We introduce an approach to performing reversible executions of programs written in an imperative concurrent programming language. Our language contains assignments, conditional and loop statements, blocks, local variables, potentially recursive procedures and an interleaving concurrent composition operator par. The traditional execution of programs is defined using Structured Operational Semantics. Given an original, irreversible program we automatically generate two modified versions. The first, named the annotated version, performs forward execution and saves any lost information necessary for reversal. We address challenges of reversing a concurrent execution by using identifiers to capture a specific execution order. All information required for reversal is saved via the operational semantics. We define two further semantics. The first defines annotated execution, performing the expected forward execution and saving all reversal information. The second set defines the behaviour of the inverted version of a program. This forward-executing program simulates reversal, using identifiers to determine the (inverted) execution order, and other reversal information to undo each respective forward step. We produce several results.
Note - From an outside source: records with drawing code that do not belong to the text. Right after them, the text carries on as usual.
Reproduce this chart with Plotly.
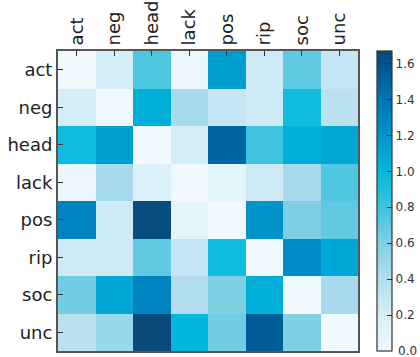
import plotly.graph_objects as go

labels = ["act", "neg", "head", "lack", "pos", "rip", "soc", "unc"]

row_act  = [0.00, 0.20, 0.75, 0.03, 1.15, 0.25, 0.70, 0.30]
row_neg  = [0.20, 0.00, 1.05, 0.45, 0.30, 0.25, 0.95, 0.35]
row_head = [0.95, 1.15, 0.00, 0.20, 1.50, 0.80, 1.05, 1.10]
row_lack = [0.03, 0.45, 0.15, 0.00, 0.10, 0.25, 0.45, 0.75]
row_pos  = [1.30, 0.25, 1.65, 0.10, 0.00, 1.20, 0.60, 0.70]
row_rip  = [0.25, 0.25, 0.70, 0.30, 0.95, 0.00, 1.25, 1.10]
row_soc  = [0.65, 1.10, 1.30, 0.40, 0.60, 1.05, 0.00, 0.45]
row_unc  = [0.35, 0.50, 1.67, 1.00, 0.65, 1.55, 0.60, 0.00]

z = [row_act, row_neg, row_head, row_lack, row_pos, row_rip, row_soc, row_unc]

zmin, zmax = 0.0, 1.67
cbar_ticks = [0.0, 0.2, 0.4, 0.6, 0.8, 1.0, 1.2, 1.4, 1.6]

stops = [
    (0.0, "#f0f9fe"), (0.2, "#d6eef8"), (0.4, "#b2ddef"), (0.6, "#80d0e4"),
    (0.8, "#3ec4de"), (1.0, "#00b8dc"), (1.2, "#0094cb"), (1.4, "#0075b6"),
    (1.6, "#00548c"), (1.67, "#0a4a7a"),
]
colorscale = [[(v - zmin) / (zmax - zmin), c] for v, c in stops]

W, H = 420, 357
ml, mt, mb, mr = 58, 51, 6, 28
pw = W - ml - mr

fig = go.Figure(go.Heatmap(
    z=z, x=labels, y=labels, zmin=zmin, zmax=zmax,
    colorscale=colorscale,
    colorbar=dict(
        x=(377 - ml) / pw, xanchor="left", xpad=0, ypad=0,
        y=1, yanchor="top", len=1, lenmode="fraction",
        thickness=15, outlinecolor="#333", outlinewidth=1.2,
        tickvals=cbar_ticks, ticktext=[f"{v:.1f}" for v in cbar_ticks],
        ticks="inside", ticklen=5, tickcolor="#333",
        tickfont=dict(family="DejaVu Sans", size=12, color="#333"),
    ),
    hoverinfo="skip",
))

# bottom colorbar label (plotly hides the label sitting exactly on the bar end)
fig.add_annotation(
    text=f"{cbar_ticks[0]:.1f}", xref="paper", yref="paper",
    x=(396 - ml) / pw, y=0, xanchor="left", yanchor="middle",
    showarrow=False, font=dict(family="DejaVu Sans", size=12, color="#333"),
)

fig.update_layout(
    width=W, height=H,
    margin=dict(l=ml, r=mr, t=mt, b=mb, autoexpand=False),
    paper_bgcolor="white", plot_bgcolor="white",
    font=dict(family="DejaVu Sans", color="#222"),
    xaxis=dict(domain=[0, 300 / pw], side="top", tickangle=-90,
               ticks="inside", ticklen=5, tickcolor="#333",
               showline=True, linecolor="#555", linewidth=2, mirror=True,
               tickfont=dict(size=18, color="#222"), showgrid=False,
               automargin=False),
    yaxis=dict(autorange="reversed", ticks="inside", ticklen=5, tickcolor="#333",
               showline=True, linecolor="#555", linewidth=2, mirror=True,
               tickfont=dict(size=18, color="#222"), showgrid=False,
               automargin=False),
)

fig.write_html("out.html", config={"displayModeBar": False},
               post_script="document.body.style.margin='0';")
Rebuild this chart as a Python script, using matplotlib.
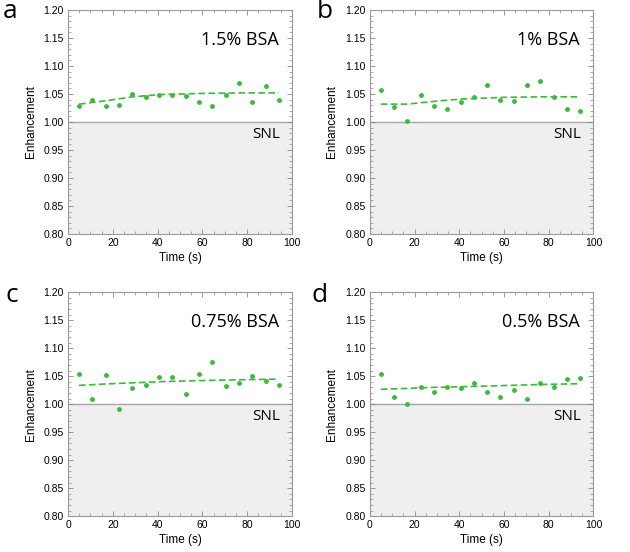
import matplotlib
matplotlib.use('Agg')
import matplotlib.pyplot as plt
from matplotlib.ticker import MultipleLocator, FormatStrFormatter

# time points (s), same for every panel
time_s = [4.9, 10.8, 16.8, 22.7, 28.7, 34.6, 40.6, 46.5, 52.5, 58.4, 64.4, 70.3, 76.3, 82.2, 88.2, 94.1]

# measured enhancement
enh_a = [1.028, 1.040, 1.028, 1.030, 1.050, 1.045, 1.049, 1.048, 1.046, 1.035, 1.029, 1.049, 1.070, 1.036, 1.065, 1.039]
enh_b = [1.058, 1.027, 1.001, 1.049, 1.029, 1.023, 1.035, 1.045, 1.066, 1.040, 1.038, 1.066, 1.073, 1.044, 1.023, 1.019]
enh_c = [1.054, 1.009, 1.052, 0.992, 1.028, 1.034, 1.048, 1.049, 1.018, 1.054, 1.076, 1.033, 1.037, 1.051, 1.041, 1.035]
enh_d = [1.053, 1.013, 1.001, 1.031, 1.021, 1.031, 1.029, 1.038, 1.021, 1.012, 1.025, 1.009, 1.038, 1.031, 1.045, 1.046]

# trend lines (dashed)
fit_x = [4.9, 16.8, 28.7, 40.6, 58.4, 76.3, 94.1]
fit_a = [1.032, 1.038, 1.045, 1.049, 1.051, 1.052, 1.052]
fit_b = [1.032, 1.032, 1.037, 1.041, 1.044, 1.045, 1.045]
fit_c = [1.0335, 1.036, 1.038, 1.040, 1.042, 1.0435, 1.0447]
fit_d = [1.0265, 1.028, 1.030, 1.031, 1.033, 1.035, 1.0365]

panels = [
    ('a', '1.5% BSA', enh_a, fit_a, [0.108, 0.576, 0.3556, 0.4058], (10, 12)),
    ('b', '1% BSA', enh_b, fit_b, [0.587, 0.576, 0.355, 0.4058], (325, 12)),
    ('c', '0.75% BSA', enh_c, fit_c, [0.108, 0.065, 0.3556, 0.4058], (12, 295)),
    ('d', '0.5% BSA', enh_d, fit_d, [0.587, 0.065, 0.355, 0.4058], (320, 295)),
]

green = '#3cb93c'
tick_font = ['Liberation Sans', 'DejaVu Sans']
text_font = ['Open Sans', 'DejaVu Sans']

fig = plt.figure(figsize=(6.3, 5.52), dpi=100)

for letter, label, enh, fit, pos, lpos in panels:
    ax = fig.add_axes(pos)
    ax.axhspan(0.8, 1.0, color='#efefef', zorder=0)
    ax.axhline(1.0, color='#a8a8a8', lw=1.0, zorder=1)
    ax.plot(fit_x, fit, ls='--', color=green, lw=1.2, dashes=(4, 2), zorder=2)
    ax.plot(time_s, enh, 'o', color=green, ms=3.5, mec='none', zorder=3)
    ax.set_xlim(0, 100)
    ax.set_ylim(0.8, 1.2)
    ax.xaxis.set_major_locator(MultipleLocator(20))
    ax.xaxis.set_minor_locator(MultipleLocator(5))
    ax.yaxis.set_major_locator(MultipleLocator(0.05))
    ax.yaxis.set_minor_locator(MultipleLocator(0.01))
    ax.yaxis.set_major_formatter(FormatStrFormatter('%.2f'))
    ax.tick_params(which='both', direction='in', top=True, right=True, color='#888888')
    ax.tick_params(which='major', length=3.5, width=0.6, labelsize=7.5, pad=3)
    ax.tick_params(which='minor', length=2, width=0.5)
    for lab in ax.get_xticklabels() + ax.get_yticklabels():
        lab.set_family(tick_font)
    for sp in ax.spines.values():
        sp.set_color('#999999')
        sp.set_linewidth(0.8)
    ax.set_xlabel('Time (s)', family=tick_font, fontsize=8.5, labelpad=3)
    ax.set_ylabel('Enhancement', family=tick_font, fontsize=8.5, labelpad=5)
    ax.text(94, 1.146, label, ha='right', va='center', fontsize=13, family=text_font)
    ax.text(94.5, 0.977, 'SNL', ha='right', va='center', fontsize=11, family=text_font)
    fig.text(lpos[0] / 630, 1 - lpos[1] / 552, letter, ha='center', va='center',
             fontsize=19, family=text_font)

fig.savefig('out.png', dpi=100)
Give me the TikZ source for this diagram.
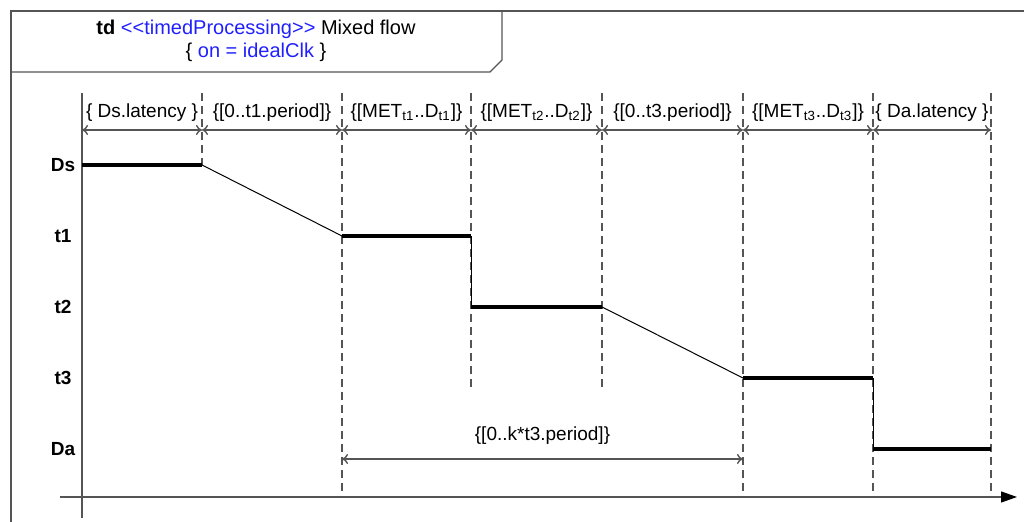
\documentclass[tikz,border=0pt]{standalone}
\usepackage{fontspec}
\setmainfont{Liberation Sans}
\usepackage{tikz}
\usetikzlibrary{calc,positioning,arrows.meta}

\definecolor{umlblue}{RGB}{32,32,255}
\definecolor{linegray}{RGB}{85,85,85}

\begin{document}
\begin{tikzpicture}[x=0.5pt, y=-0.5pt,
    every node/.style={font=\fontsize{9.5}{11.5}\selectfont, inner sep=1pt},
    frameline/.style={draw=linegray, line width=0.6pt},
    guide/.style={draw=linegray, line width=0.6pt, dash pattern=on 4pt off 2.5pt},
    dim/.style={draw=linegray, line width=0.7pt, {To[length=3pt,width=5pt]}-{To[length=3pt,width=5pt]}},
    level/.style={font=\fontsize{9.5}{11.5}\selectfont\bfseries},
    hold/.style={line width=1.6pt},
    ramp/.style={line width=0.5pt}]
  \useasboundingbox (0,0) rectangle (1024,522);

  % frame and title box
  \draw[frameline] (11,522) -- (11,11) -- (1024,11);
  \draw[frameline] (11,72) -- (490,72) -- (502,60) -- (502,11);
  \node[align=center, font=\fontsize{10}{11.5}\selectfont] (title) at (256,41)
    {\textbf{td} \textcolor{umlblue}{<{}<timedProcessing>{}>} Mixed flow\\
     \{ \textcolor{umlblue}{on = idealClk} \}};

  % axes
  \coordinate (ytop) at (82,93);
  \coordinate (ybot) at (82,518);
  \coordinate (xleft) at (60,497);
  \coordinate (xright) at (1017,497);
  \draw[frameline] (ytop) -- (ybot);
  \draw[frameline, -{Triangle[length=8pt,width=5.5pt,color=black]}] (xleft) -- (xright);

  % levels
  \node[level] (Ds) at (63,165) {Ds};
  \node[level] (t1) at (63,236) {t1};
  \node[level] (t2) at (63,307) {t2};
  \node[level] (t3) at (63,378) {t3};
  \node[level] (Da) at (63,449) {Da};

  % guide lines
  \draw[guide] (202,93) -- (202,165);
  \draw[guide] (342,93) -- (342,497);
  \draw[guide] (471,93) -- (471,388);
  \draw[guide] (602,93) -- (602,388);
  \draw[guide] (743,93) -- (743,497);
  \draw[guide] (873,93) -- (873,497);
  \draw[guide] (991,93) -- (991,497);

  % durations
  \coordinate (m0) at (82,130);
  \coordinate (m1) at (202,130);
  \coordinate (m2) at (342,130);
  \coordinate (m3) at (471,130);
  \coordinate (m4) at (602,130);
  \coordinate (m5) at (743,130);
  \coordinate (m6) at (873,130);
  \coordinate (m7) at (991,130);
  \draw[dim] (m0) -- node[above=3pt] {\{ Ds.latency \}} (m1);
  \draw[dim] (m1) -- node[above=3pt] {\{[0..t1.period]\}} (m2);
  \draw[dim] (m2) -- node[above=3pt] {\{[MET\textsubscript{t1}..D\textsubscript{t1}]\}} (m3);
  \draw[dim] (m3) -- node[above=3pt] {\{[MET\textsubscript{t2}..D\textsubscript{t2}]\}} (m4);
  \draw[dim] (m4) -- node[above=3pt] {\{[0..t3.period]\}} (m5);
  \draw[dim] (m5) -- node[above=3pt] {\{[MET\textsubscript{t3}..D\textsubscript{t3}]\}} (m6);
  \draw[dim] (m6) -- node[above=3pt] {\{ Da.latency \}} (m7);

  % flow
  \coordinate (a0) at (82,165);
  \coordinate (a1) at (202,165);
  \coordinate (a2) at (342,236);
  \coordinate (a3) at (471,236);
  \coordinate (a4) at (471,307);
  \coordinate (a5) at (602,307);
  \coordinate (a6) at (743,378);
  \coordinate (a7) at (873,378);
  \coordinate (a8) at (873,449);
  \coordinate (a9) at (991,449);
  \draw[hold] (a0) -- (a1);
  \draw[ramp] (a1) -- (a2);
  \draw[hold] (a2) -- (a3);
  \draw[ramp] (a3) -- (a4);
  \draw[hold] (a4) -- (a5);
  \draw[ramp] (a5) -- (a6);
  \draw[hold] (a6) -- (a7);
  \draw[ramp] (a7) -- (a8);
  \draw[hold] (a8) -- (a9);

  % overall period
  \coordinate (k0) at (342,459);
  \coordinate (k1) at (743,459);
  \draw[dim] (k0) -- node[above=6pt] {\{[0..k*t3.period]\}} (k1);
\end{tikzpicture}
\end{document}
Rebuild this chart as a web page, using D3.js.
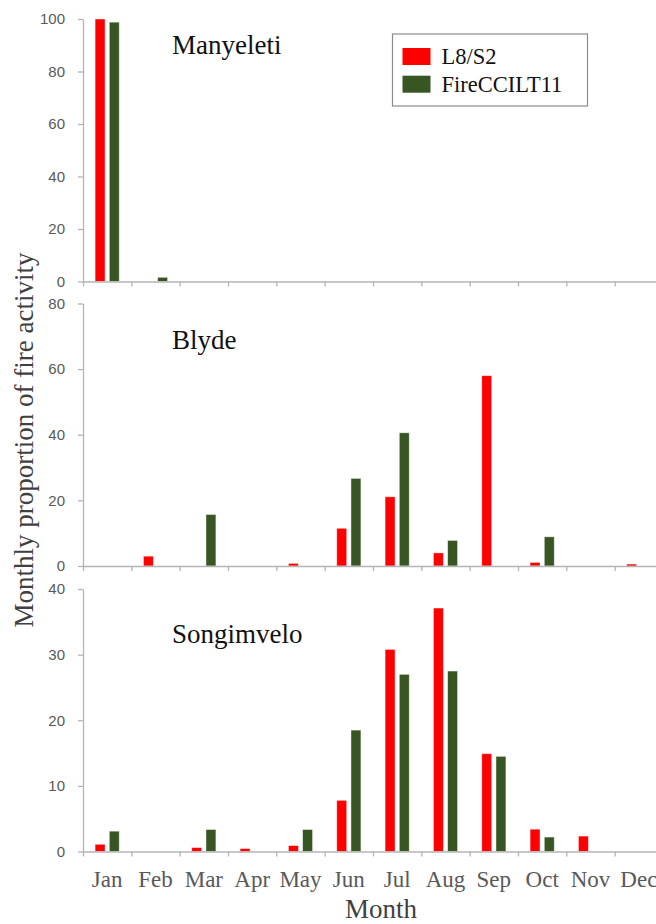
<!DOCTYPE html>
<html lang="en">
<head>
    <meta charset="UTF-8">
    <title>Monthly proportion of fire activity</title>
    <script src="https://d3js.org/d3.v7.min.js"></script>
    <style>
        * {
            margin: 0;
            padding: 0;
            box-sizing: border-box;
        }
        body {
            background: #fff;
        }
        .serif {
            font-family: "Liberation Serif", "DejaVu Serif", serif;
        }
    </style>
</head>
<body>
    <div id="chart"></div>

    <script>
        // data (% of fire activity per month)
        const months = ["Jan", "Feb", "Mar", "Apr", "May", "Jun", "Jul", "Aug", "Sep", "Oct", "Nov", "Dec"];
        const seriesNames = ["L8/S2", "FireCCILT11"];
        const sites = ["Manyeleti", "Blyde", "Songimvelo"];

        const manyeletiL8 = [100, 0, 0, 0, 0, 0, 0, 0, 0, 0, 0, 0];
        const manyeletiCCI = [98.8, 1.6, 0, 0, 0, 0, 0, 0, 0, 0, 0, 0];
        const blydeL8 = [0, 3.0, 0, 0, 0.8, 11.5, 21.1, 4.0, 58.0, 1.1, 0, 0.6];
        const blydeCCI = [0, 0, 15.7, 0, 0, 26.7, 40.6, 7.8, 0, 8.9, 0, 0];
        const songimveloL8 = [1.1, 0, 0.6, 0.45, 0.9, 7.8, 30.8, 37.1, 14.9, 3.4, 2.35, 0];
        const songimveloCCI = [3.1, 0, 3.35, 0, 3.35, 18.5, 27.0, 27.5, 14.5, 2.2, 0, 0];

        const yMax = [100, 80, 40];
        const yTicks = [
            [0, 20, 40, 60, 80, 100],
            [0, 20, 40, 60, 80],
            [0, 10, 20, 30, 40]
        ];

        const siteValues = [
            [manyeletiL8, manyeletiCCI],
            [blydeL8, blydeCCI],
            [songimveloL8, songimveloCCI]
        ];

        // layout
        const W = 656, H = 924;
        const plotLeft = 83, plotRight = 663;
        const panelTop = [19, 303.5, 589];
        const panelH = 262.5;
        const titleY = [54, 349, 643];

        const colors = d3.scaleOrdinal().domain(seriesNames).range(["#ff0000", "#375623"]);
        const axisColor = "#b4b4b4";

        const svg = d3.select("#chart")
            .append("svg")
            .attr("width", W)
            .attr("height", H)
            .style("display", "block");

        const x0 = d3.scaleBand()
            .domain(months)
            .range([plotLeft, plotRight])
            .paddingInner(0.5)
            .paddingOuter(0.25);

        const x1 = d3.scaleBand()
            .domain(seriesNames)
            .range([0, x0.bandwidth()])
            .paddingInner(0.3);

        // boundaries between months for tick marks
        const xEdge = d3.scaleLinear().domain([0, 12]).range([plotLeft, plotRight]);

        sites.forEach((site, p) => {
            const y = d3.scaleLinear()
                .domain([0, yMax[p]])
                .range([panelTop[p] + panelH, panelTop[p]]);

            const g = svg.append("g");

            // y axis
            const yAxis = g.append("g")
                .attr("transform", `translate(${plotLeft},0)`)
                .call(d3.axisLeft(y).tickValues(yTicks[p]).tickSize(5).tickSizeOuter(0).tickPadding(13));
            yAxis.select(".domain").attr("stroke", axisColor).attr("stroke-width", 1.3);
            yAxis.selectAll(".tick line").attr("stroke", axisColor).attr("stroke-width", 1.3);
            yAxis.selectAll(".tick text")
                .style("font-family", "'Liberation Sans', Arial, sans-serif")
                .style("font-size", "15px")
                .attr("fill", "#595959");

            // bars
            const rows = [];
            months.forEach((m, i) => {
                seriesNames.forEach((s, k) => {
                    rows.push({ month: m, series: s, value: siteValues[p][k][i] });
                });
            });

            g.selectAll(".bar")
                .data(rows.filter(d => d.value > 0))
                .join("rect")
                .attr("class", "bar")
                .attr("x", d => x0(d.month) + x1(d.series))
                .attr("width", x1.bandwidth())
                .attr("y", d => y(d.value))
                .attr("height", d => y(0) - y(d.value))
                .attr("fill", d => colors(d.series))
                .attr("stroke", "rgba(255,255,255,0.55)")
                .attr("stroke-width", 0.8);

            // x axis with boundary ticks
            const xAxis = g.append("g")
                .attr("transform", `translate(0,${y(0)})`)
                .call(d3.axisBottom(xEdge).tickValues(d3.range(0, 13)).tickSize(5).tickSizeOuter(0).tickFormat(""));
            xAxis.select(".domain").attr("stroke", axisColor).attr("stroke-width", 1.3);
            xAxis.selectAll(".tick line").attr("stroke", axisColor).attr("stroke-width", 1.3);

            // month labels only under the bottom panel
            if (p === sites.length - 1) {
                const lab = g.append("g")
                    .attr("transform", `translate(0,${y(0)})`)
                    .call(d3.axisBottom(x0).tickSize(0));
                lab.select(".domain").remove();
                lab.selectAll(".tick text")
                    .attr("class", "serif")
                    .attr("y", 35)
                    .attr("dy", 0)
                    .style("font-size", "23px")
                    .attr("fill", "#595959");
            }

            g.append("text")
                .attr("class", "serif")
                .attr("x", 172)
                .attr("y", titleY[p])
                .style("font-size", "27px")
                .attr("fill", "#111")
                .text(site);
        });

        // legend
        const legend = svg.append("g").attr("transform", "translate(392.5,34)");
        legend.append("rect")
            .attr("width", 195)
            .attr("height", 72)
            .attr("fill", "#fff")
            .attr("stroke", "#8c8c8c")
            .attr("stroke-width", 1.2);

        seriesNames.forEach((s, i) => {
            const row = legend.append("g").attr("transform", `translate(10,${14 + i * 27.7})`);
            row.append("rect")
                .attr("width", 28)
                .attr("height", 17)
                .attr("fill", colors(s));
            row.append("text")
                .attr("class", "serif")
                .attr("x", 39)
                .attr("y", 16)
                .style("font-size", "22.5px")
                .attr("fill", "#111")
                .text(s);
        });

        // axis titles
        svg.append("text")
            .attr("class", "serif")
            .attr("x", (plotLeft + plotRight) / 2 + 8)
            .attr("y", 918)
            .attr("text-anchor", "middle")
            .style("font-size", "27px")
            .attr("fill", "#404040")
            .text("Month");

        svg.append("text")
            .attr("class", "serif")
            .attr("transform", "translate(33,440) rotate(-90)")
            .attr("text-anchor", "middle")
            .style("font-size", "27px")
            .attr("fill", "#404040")
            .text("Monthly proportion of fire activity");
    </script>
</body>
</html>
We show that saving information during a forward execution does not change the behaviour of the underlying program, and that executing an inverted version correctly restores the state to as it was prior to the corresponding forward execution. All reversal information is used during an inverse execution meaning our approach is garbage-free. A simulator, named Ripple, implementing our approach is introduced, based on our three semantics. This shows our approach works, and allows both testing and evaluation of the performance, specifically execution time and memory overheads. Our experimental results show that time and memory overheads increase linearly with respect to the size of the data or program. We explore the use of Ripple within reverse debugging, and identify future work, including optimizations and relaxing the inverted order of independent concurrent statements.